Section 475(f) Mark-to-Market: The Trader Tax Election Most CPAs Miss
How active traders convert capital losses into ordinary deductions and unlock self-employment retirement plans.
For active traders, the Section 475(f) mark-to-market election is one of the most consequential — and most misunderstood — provisions in the tax code. When properly elected and maintained, it converts trading gains and losses from capital to ordinary, eliminates wash sale rules, lifts the $3,000 net capital loss cap, and opens the door to self-employment retirement plans. When mishandled, it creates phantom income and missed deadlines.
Trader Tax Status: The Prerequisite
Before discussing the 475(f) election, you must qualify as a trader in securities under IRS standards — not an investor. The IRS uses a facts-and-circumstances test, but the relevant factors are well-established:
• Substantial trading activity — typically 720+ trades per year or daily activity.
• Frequent and regular activity, not sporadic.
• Trading is your business, with the intent to profit from short-term price movements rather than long-term appreciation or dividends.
• Substantial time devoted to trading — generally 4+ hours per trading day.
The IRS has successfully challenged trader status in cases where activity was insufficient or where the taxpayer also had significant W-2 income. Documentation matters — trading logs, time records, and a clearly defined business setup all strengthen the position.

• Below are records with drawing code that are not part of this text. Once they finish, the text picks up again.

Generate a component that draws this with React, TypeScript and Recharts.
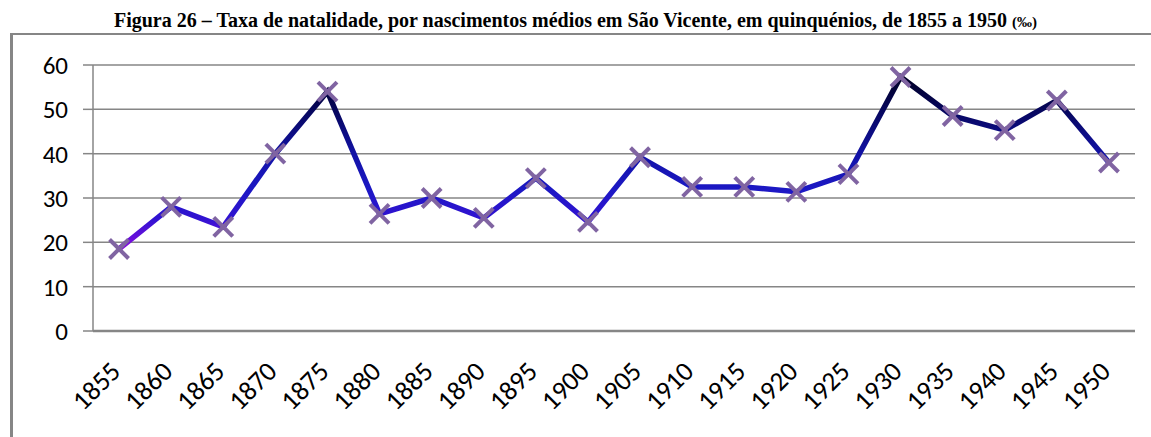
import { LineChart, Line, XAxis, YAxis, CartesianGrid } from "recharts";

const years = [
  1855, 1860, 1865, 1870, 1875, 1880, 1885, 1890, 1895, 1900,
  1905, 1910, 1915, 1920, 1925, 1930, 1935, 1940, 1945, 1950,
];
const natalidade = [
  18.5, 28, 23.5, 40, 54, 26.4, 30, 25.5, 34.5, 24.6,
  39.2, 32.5, 32.5, 31.4, 35.4, 57.3, 48.5, 45.3, 52, 38,
];
const yTicks = [0, 10, 20, 30, 40, 50, 60];
// category boundaries (Excel puts tick marks between the categories)
const bounds = [...years.map((y) => y - 2.5), 1952.5];

const data = years.map((y, i) => ({ year: y, taxa: natalidade[i] }));

const GRAY = "#868686";
const FONT = "Carlito, Calibri, 'Open Sans', sans-serif";

const Cross = (props: any) => {
  const { cx, cy } = props;
  if (cx == null || cy == null) return null;
  const r = 9.5;
  return (
    <g stroke="#8064a2" strokeWidth={4}>
      <line x1={cx - r} y1={cy - r} x2={cx + r} y2={cy + r} />
      <line x1={cx - r} y1={cy + r} x2={cx + r} y2={cy - r} />
    </g>
  );
};

const YearTick = (props: any) => {
  const { x, y, payload } = props;
  return (
    <g transform={`translate(${x + 3},${y + 24})`}>
      <text
        textAnchor="end"
        transform="rotate(-45)"
        fontSize={27}
        fontFamily={FONT}
        fill="#000"
      >
        {payload.value}
      </text>
    </g>
  );
};

export default function App() {
  return (
    <div
      style={{
        position: "absolute",
        left: 0,
        top: 0,
        width: 1151,
        height: 437,
        overflow: "hidden",
        background: "#fff",
      }}
    >
      <div
        style={{
          position: "absolute",
          left: 0,
          top: 9,
          width: 1151,
          textAlign: "center",
          fontFamily: "'Liberation Serif', 'Times New Roman', serif",
          fontWeight: 700,
          fontSize: 20,
          lineHeight: "23px",
          whiteSpace: "nowrap",
        }}
      >
        Figura 26 – Taxa de natalidade, por nascimentos médios em São Vicente, em quinquénios, de 1855 a 1950{" "}
        <span style={{ fontSize: 15 }}>(‰)</span>
      </div>
      <div
        style={{
          position: "absolute",
          left: 10,
          top: 33,
          width: 1300,
          height: 600,
          borderLeft: `3px solid ${GRAY}`,
          borderTop: `2px solid ${GRAY}`,
        }}
      />
      <div style={{ position: "absolute", left: 0, top: 0 }}>
        <LineChart
          width={1151}
          height={437}
          data={data}
          margin={{ top: 65, right: 16, bottom: 0, left: 0 }}
        >
          <defs>
            <linearGradient id="lineGrad" x1="0" y1="0" x2="0" y2="1">
              <stop offset="0" stopColor="#000024" />
              <stop offset="0.19" stopColor="#06065c" />
              <stop offset="0.45" stopColor="#1212a6" />
              <stop offset="0.65" stopColor="#1c18c4" />
              <stop offset="0.83" stopColor="#3212d2" />
              <stop offset="0.92" stopColor="#6010da" />
              <stop offset="1" stopColor="#8a0ae0" />
            </linearGradient>
          </defs>
          <CartesianGrid vertical={false} stroke={GRAY} strokeWidth={1.5} />
          <XAxis
            xAxisId="bounds"
            dataKey="year"
            type="number"
            domain={[1852.5, 1952.5]}
            ticks={bounds}
            tick={false}
            tickSize={9}
            height={10}
            axisLine={{ stroke: GRAY, strokeWidth: 2.5 }}
            tickLine={{ stroke: GRAY, strokeWidth: 1.5 }}
            interval={0}
          />
          <XAxis
            xAxisId="labels"
            dataKey="year"
            type="number"
            domain={[1852.5, 1952.5]}
            ticks={years}
            interval={0}
            axisLine={false}
            tickLine={false}
            height={96}
            tick={<YearTick />}
          />
          <YAxis
            domain={[0, 60]}
            ticks={yTicks}
            interval={0}
            width={93}
            tickSize={10}
            tickMargin={15}
            axisLine={{ stroke: GRAY, strokeWidth: 1.5 }}
            tickLine={{ stroke: GRAY, strokeWidth: 1.5 }}
            tick={{ fontSize: 25, fontFamily: FONT, fill: "#000" }}
          />
          <Line
            xAxisId="labels"
            dataKey="taxa"
            type="linear"
            stroke="url(#lineGrad)"
            strokeWidth={5.5}
            dot={<Cross />}
            activeDot={false}
            isAnimationActive={false}
          />
        </LineChart>
      </div>
    </div>
  );
}
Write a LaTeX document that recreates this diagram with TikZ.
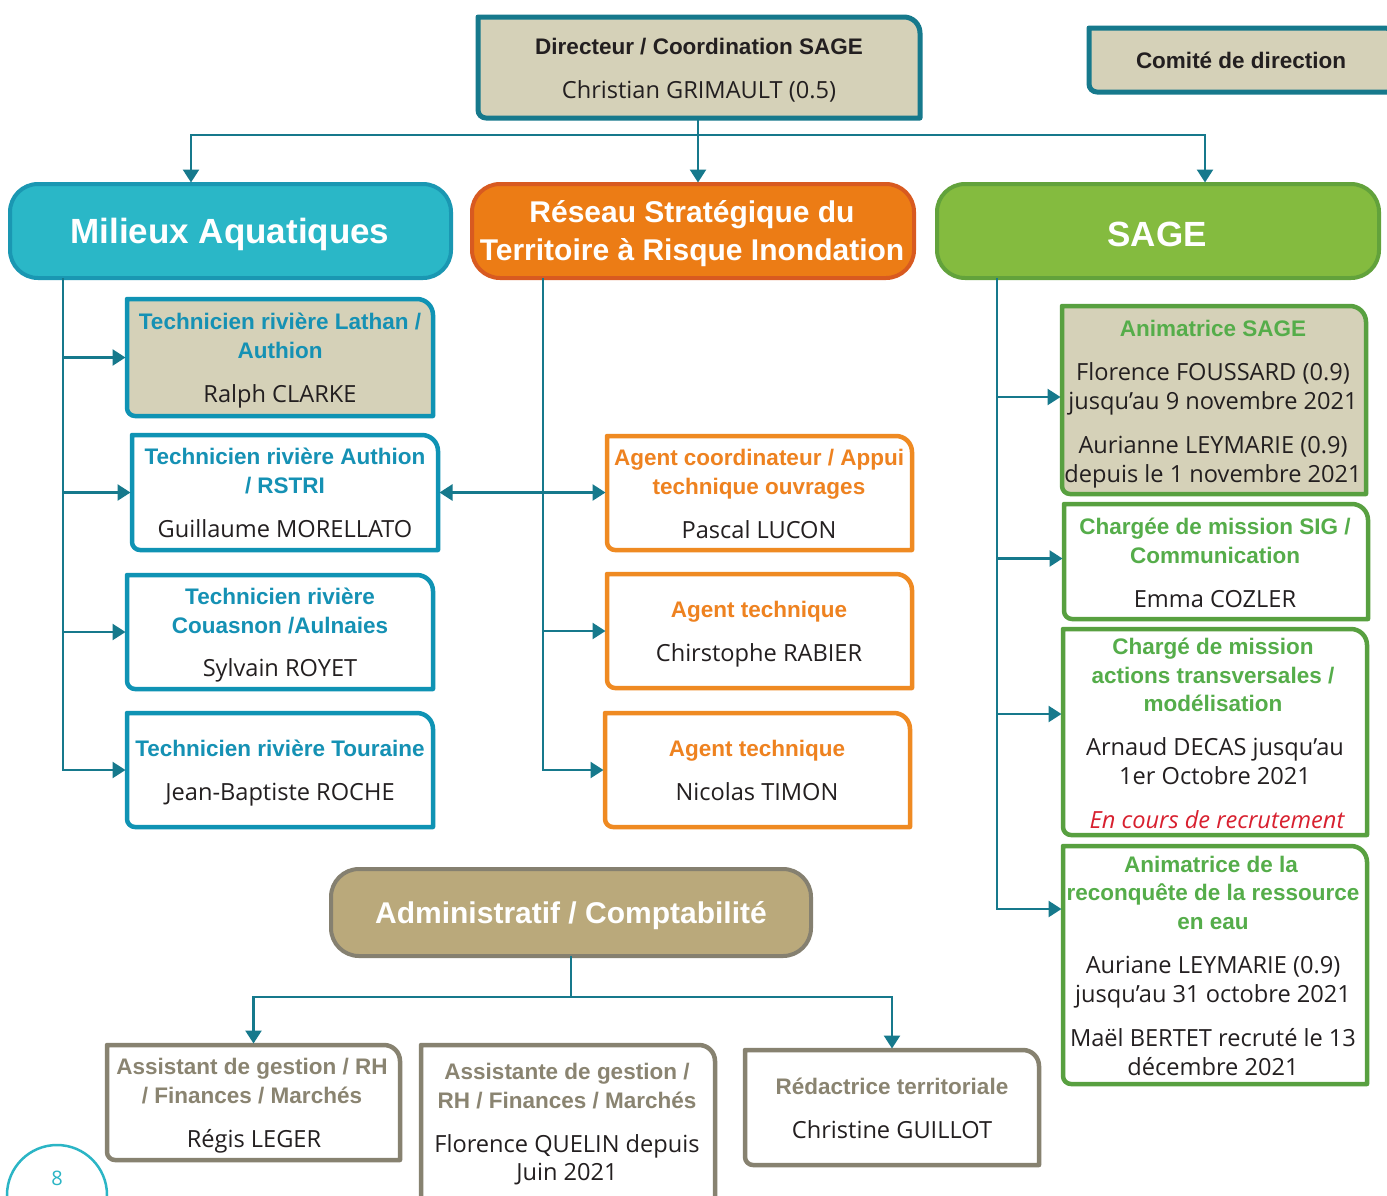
\documentclass[tikz,border=0pt]{standalone}
\usepackage{fontspec}
\setmainfont{Open Sans}
\newfontfamily\hd{Liberation Sans}
\usetikzlibrary{arrows.meta,fit}
\definecolor{cTeal}{HTML}{16798C}
\definecolor{cBeige}{HTML}{D5D1B8}
\definecolor{cCyanF}{HTML}{2AB7C7}
\definecolor{cCyanB}{HTML}{1A97B2}
\definecolor{cTech}{HTML}{0F93B4}
\definecolor{cTechT}{HTML}{1591B4}
\definecolor{cOrF}{HTML}{EC7C15}
\definecolor{cOrB}{HTML}{D85A20}
\definecolor{cAg}{HTML}{EF8A22}
\definecolor{cAgT}{HTML}{EE8220}
\definecolor{cGrF}{HTML}{84BB3F}
\definecolor{cGrB}{HTML}{62A23B}
\definecolor{cSg}{HTML}{58A040}
\definecolor{cSgT}{HTML}{55AD4A}
\definecolor{cAdF}{HTML}{BAA97B}
\definecolor{cAdB}{HTML}{858070}
\definecolor{cB}{HTML}{878270}
\definecolor{cBT}{HTML}{8A8471}
\definecolor{cRed}{HTML}{D8202F}
\definecolor{cText}{HTML}{231F20}
\definecolor{cPg}{HTML}{2BB5C5}
\tikzset{
  conn/.style={draw=cTeal, line width=2.5pt},
  arr/.style={conn, -{Triangle[length=13pt,width=16pt]}, shorten >=1.5pt},
  arr2/.style={conn, {Triangle[length=13pt,width=16pt]}-{Triangle[length=13pt,width=16pt]}, shorten >=1.5pt, shorten <=1.5pt},
  frame/.style={inner sep=0pt, outer sep=0pt},
  ttl/.style={font=\hd\bfseries\fontsize{22.5}{26}\selectfont, anchor=mid, inner sep=0pt},
  nm/.style={font=\fontsize{23.6}{28}\selectfont, anchor=mid, inner sep=0pt, text=cText},
  hdr/.style={frame, rounded corners=28pt, line width=4pt, text=white, align=center,
              font=\hd\bfseries\fontsize{35}{38}\selectfont},
  tbox/.style={draw=cTech, line width=4.5pt},
  abox/.style={draw=cAg, line width=4.5pt, fill=white},
  sbox/.style={draw=cSg, line width=4.5pt},
  bbox/.style={draw=cB, line width=4.5pt, fill=white},
}
\newcommand\shapebox[2]{\draw[#2, line join=round] (#1.north west) -- ([xshift=-16pt]#1.north east)
  arc[start angle=90,end angle=0,radius=16pt] -- (#1.south east) -- ([xshift=8pt]#1.south west)
  arc[start angle=270,end angle=180,radius=8pt] -- cycle;}
\newcommand\putl[5]{\node[#1] (#2) at (#3,{#4+5}) {#5};}
\begin{document}
\begin{tikzpicture}[x=1pt,y=-1pt]
\clip (0,0) rectangle (1387,1195);
\fill[white] (0,0) rectangle (1387,1195);

% ---------- top ----------
\node[frame, fit={(478,17)(920,118)}] (dir) {};
\shapebox{dir}{draw=cTeal, line width=5pt, fill=cBeige}
\putl{ttl, text=cText}{dirA}{699}{47}{Directeur / Coordination SAGE}
\putl{nm}{dirB}{699}{91}{Christian GRIMAULT (0.5)}

\node[frame, fit={(1089,28)(1400,92)}] (com) {};
\shapebox{com}{draw=cTeal, line width=5pt, fill=cBeige}
\putl{ttl, text=cText}{comA}{1241}{61}{Comité de direction}

% ---------- headers ----------
\node[hdr, fill=cCyanF, draw=cCyanB, fit={(10,184)(451,278)}] (ma) {};
\node[font=\hd\bfseries\fontsize{35}{38}\selectfont, text=white] (maT) at (230,234) {Milieux Aquatiques};
\node[hdr, fill=cOrF, draw=cOrB, fit={(472,184)(914,278)}] (rs) {};
\node[font=\hd\bfseries\fontsize{30}{38}\selectfont, text=white, align=center] (rsT) at (692,234) {Réseau Stratégique du\\Territoire à Risque Inondation};
\node[hdr, fill=cGrF, draw=cGrB, fit={(937,184)(1379,278)}] (sg) {};
\node[font=\hd\bfseries\fontsize{35}{38}\selectfont, text=white] (sgT) at (1157,234) {SAGE};

% ---------- Milieux aquatiques ----------
\node[frame, fit={(127,299)(433,416)}] (t1) {};
\shapebox{t1}{tbox, fill=cBeige}
\putl{ttl, text=cTechT}{t1a}{280}{322}{Technicien rivière Lathan /}
\putl{ttl, text=cTechT}{t1b}{280}{351}{Authion}
\putl{nm}{t1c}{280}{395}{Ralph CLARKE}

\node[frame, fit={(132,435)(438,550)}] (t2) {};
\shapebox{t2}{tbox, fill=white}
\putl{ttl, text=cTechT}{t2a}{285}{457}{Technicien rivière Authion}
\putl{ttl, text=cTechT}{t2b}{285}{486}{/ RSTRI}
\putl{nm}{t2c}{285}{530}{Guillaume MORELLATO}

\node[frame, fit={(127,575)(433,689)}] (t3) {};
\shapebox{t3}{tbox, fill=white}
\putl{ttl, text=cTechT}{t3a}{280}{597}{Technicien rivière}
\putl{ttl, text=cTechT}{t3b}{280}{626}{Couasnon /Aulnaies}
\putl{nm}{t3c}{280}{669}{Sylvain ROYET}

\node[frame, fit={(127,713)(433,827)}] (t4) {};
\shapebox{t4}{tbox, fill=white}
\putl{ttl, text=cTechT}{t4a}{280}{749}{Technicien rivière Touraine}
\putl{nm}{t4b}{280}{793}{Jean-Baptiste ROCHE}

% ---------- Reseau ----------
\node[frame, fit={(607,436)(912,550)}] (a1) {};
\shapebox{a1}{abox}
\putl{ttl, text=cAgT}{a1a}{759}{458}{Agent coordinateur / Appui}
\putl{ttl, text=cAgT}{a1b}{759}{487}{technique ouvrages}
\putl{nm}{a1c}{759}{531}{Pascal LUCON}

\node[frame, fit={(607,574)(912,688)}] (a2) {};
\shapebox{a2}{abox}
\putl{ttl, text=cAgT}{a2a}{759}{610}{Agent technique}
\putl{nm}{a2b}{759}{654}{Chirstophe RABIER}

\node[frame, fit={(605,713)(910,827)}] (a3) {};
\shapebox{a3}{abox}
\putl{ttl, text=cAgT}{a3a}{757}{749}{Agent technique}
\putl{nm}{a3b}{757}{793}{Nicolas TIMON}

% ---------- SAGE ----------
\node[frame, fit={(1062,306)(1366,494)}] (s1) {};
\shapebox{s1}{sbox, fill=cBeige}
\putl{ttl, text=cSgT}{s1a}{1213}{329}{Animatrice SAGE}
\putl{nm}{s1b}{1213}{373}{Florence FOUSSARD (0.9)}
\putl{nm}{s1c}{1213}{402}{jusqu’au 9 novembre 2021}
\putl{nm}{s1d}{1213}{446}{Aurianne LEYMARIE (0.9)}
\putl{nm}{s1e}{1213}{475}{depuis le 1 novembre 2021}

\node[frame, fit={(1064,504)(1368,619)}] (s2) {};
\shapebox{s2}{sbox, fill=white}
\putl{ttl, text=cSgT}{s2a}{1215}{527}{Chargée de mission SIG /}
\putl{ttl, text=cSgT}{s2b}{1215}{556}{Communication}
\putl{nm}{s2c}{1215}{600}{Emma COZLER}

\node[frame, fit={(1063,629)(1367,835)}] (s3) {};
\shapebox{s3}{sbox, fill=white}
\putl{ttl, text=cSgT}{s3a}{1213}{647}{Chargé de mission}
\putl{ttl, text=cSgT}{s3b}{1213}{676}{actions transversales /}
\putl{ttl, text=cSgT}{s3c}{1213}{704}{modélisation}
\putl{nm}{s3d}{1215}{748}{Arnaud DECAS jusqu’au}
\putl{nm}{s3e}{1215}{777}{1er Octobre 2021}
\putl{nm, text=cRed, font=\itshape\fontsize{23.6}{28}\selectfont}{s3f}{1217}{821}{En cours de recrutement}

\node[frame, fit={(1063,846)(1367,1084)}] (s4) {};
\shapebox{s4}{sbox, fill=white}
\putl{ttl, text=cSgT}{s4a}{1211}{865}{Animatrice de la}
\putl{ttl, text=cSgT}{s4b}{1213}{893}{reconquête de la ressource}
\putl{ttl, text=cSgT}{s4c}{1213}{922}{en eau}
\putl{nm}{s4d}{1213}{966}{Auriane LEYMARIE (0.9)}
\putl{nm}{s4e}{1213}{995}{jusqu’au 31 octobre 2021}
\putl{nm}{s4f}{1213}{1039}{Maël BERTET recruté le 13}
\putl{nm}{s4g}{1213}{1068}{décembre 2021}

% ---------- Administratif ----------
\node[hdr, fill=cAdF, draw=cAdB, fit={(331,869)(811,956)}] (ad) {};
\node[font=\hd\bfseries\fontsize{30}{38}\selectfont, text=white] (adT) at (571,916) {Administratif / Comptabilité};

\node[frame, fit={(107,1045)(400,1160)}] (b1) {};
\shapebox{b1}{bbox}
\putl{ttl, text=cBT}{b1a}{252}{1067}{Assistant de gestion / RH}
\putl{ttl, text=cBT}{b1b}{252}{1096}{/ Finances / Marchés}
\putl{nm}{b1c}{254}{1140}{Régis LEGER}

\node[frame, fit={(421,1045)(715,1205)}] (b2) {};
\shapebox{b2}{bbox}
\putl{ttl, text=cBT}{b2a}{567}{1072}{Assistante de gestion /}
\putl{ttl, text=cBT}{b2b}{567}{1101}{RH / Finances / Marchés}
\putl{nm}{b2c}{567}{1145}{Florence QUELIN depuis}
\putl{nm}{b2d}{567}{1173}{Juin 2021}

\node[frame, fit={(745,1050)(1039,1165)}] (b3) {};
\shapebox{b3}{bbox}
\putl{ttl, text=cBT}{b3a}{892}{1087}{Rédactrice territoriale}
\putl{nm}{b3b}{892}{1131}{Christine GUILLOT}

% ---------- connectors ----------
\coordinate (j1) at (698,135);
\coordinate (maIn) at (191,184);
\coordinate (rsIn) at (698,184);
\coordinate (sgIn) at (1205,184);
\draw[conn] (dir.south -| j1) -- (j1);
\draw[arr] (j1) -| (maIn);
\draw[arr] (j1) -- (rsIn);
\draw[arr] (j1) -| (sgIn);

\coordinate (maO) at (63,278);
\draw[arr] (maO) |- (t1.west);
\draw[arr] (maO) |- (t2.west);
\draw[arr] (maO) |- (t3.west);
\draw[arr] (maO) |- (t4.west);

\coordinate (rsO) at (543,278);
\draw[arr] (rsO) |- (a2.west);
\draw[arr] (rsO) |- (a3.west);
\draw[arr2] (t2.east) -- (a1.west |- t2.east);

\coordinate (sgO) at (997,278);
\coordinate (s3in) at (1063,714);
\coordinate (s4in) at (1063,909);
\draw[arr] (sgO) |- ([yshift=3pt]s1.west);
\draw[arr] (sgO) |- ([yshift=3pt]s2.west);
\draw[arr] (sgO) |- (s3in);
\draw[arr] (sgO) |- (s4in);

\coordinate (adJ) at (571,997);
\draw[conn] (ad.south) -- (adJ);
\draw[arr] (adJ) -| (b1.north);
\draw[arr] (adJ) -| (b3.north);

% ---------- page number ----------
\draw[cPg, line width=2.5pt] (57,1195) circle (50pt);
\node[text=cPg, font=\fontsize{20}{24}\selectfont, anchor=mid, inner sep=0pt] (pg) at (57,1183) {8};
\end{tikzpicture}
\end{document}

What the 475(f) Election Does
Once you qualify as a trader, electing Section 475(f) treats your securities as marked-to-market on the last business day of the year. The mechanics:
• All open positions are deemed sold at fair market value on December 31.
• Resulting gains and losses are ordinary, not capital.
• Wash sale rules under Section 1091 do not apply to securities subject to the election.
• The $3,000 net capital loss limitation does not apply — full ordinary loss treatment is available.
• Trading expenses become fully deductible as Schedule C business expenses (above the line) rather than miscellaneous itemized deductions (which were eliminated for individuals through 2025 anyway).
The Trade-Off
The cost of the election is twofold. First, ordinary income rates (up to 37% federal) replace long-term capital gains rates (up to 23.8% with NIIT). For traders who hold positions long enough to qualify for long-term capital gains, the election is generally unfavorable. Second, SE tax does not apply to trading gains — but it also doesn't apply to losses, meaning Section 199A QBI deduction is generally not available either.
The Critical Deadlines
For an existing taxpayer, the 475(f) election must be filed by the unextended due date of the prior year's return — generally April 15. So electing for tax year 2026 requires filing the election by April 15, 2026. Missing this deadline is fatal — there is no late election relief. The election is filed as a statement attached to the return, and Form 3115 must also be filed in the year of change to convert from cash to mark-to-market accounting.
For a new entity (such as a trader's LLC formed mid-year), the election must be made within 75 days of formation — far more generous than the existing-taxpayer rule.
Entity Structure Matters
Many high-volume traders form a single-member LLC or S-corporation to operate the trading business. The S-corp structure can unlock additional benefits:
• Reasonable W-2 compensation creates earned income for retirement plan contributions.
• Solo 401(k) with up to $70,000 in 2025 contributions ($77,500 with catch-up at 50+).
• SEP-IRA or defined benefit plan for higher-income traders, potentially $200,000+ in annual deferrals.
• Health insurance and other business deductions become available.
Common Mistakes
• Filing the election after the prior-year return deadline (no relief).
• Failing to file Form 3115 in the change year, creating an unauthorized accounting method change.
• Including investment positions (long-term holdings) in the trading account, contaminating the election.
• Failing to segregate investment versus trading accounts on the books.
• Treating the election as one-time when it's actually a permanent change in accounting method that requires IRS consent to revoke.
The Bottom Line
Section 475(f) is a high-stakes election. For the right active trader — particularly those with significant losses or who need ordinary loss treatment — it can be transformative. For others, it forfeits favorable capital gains rates. The decision requires careful modeling of trading patterns, holding periods, and entity structure. Get this wrong and you'll pay the IRS for years.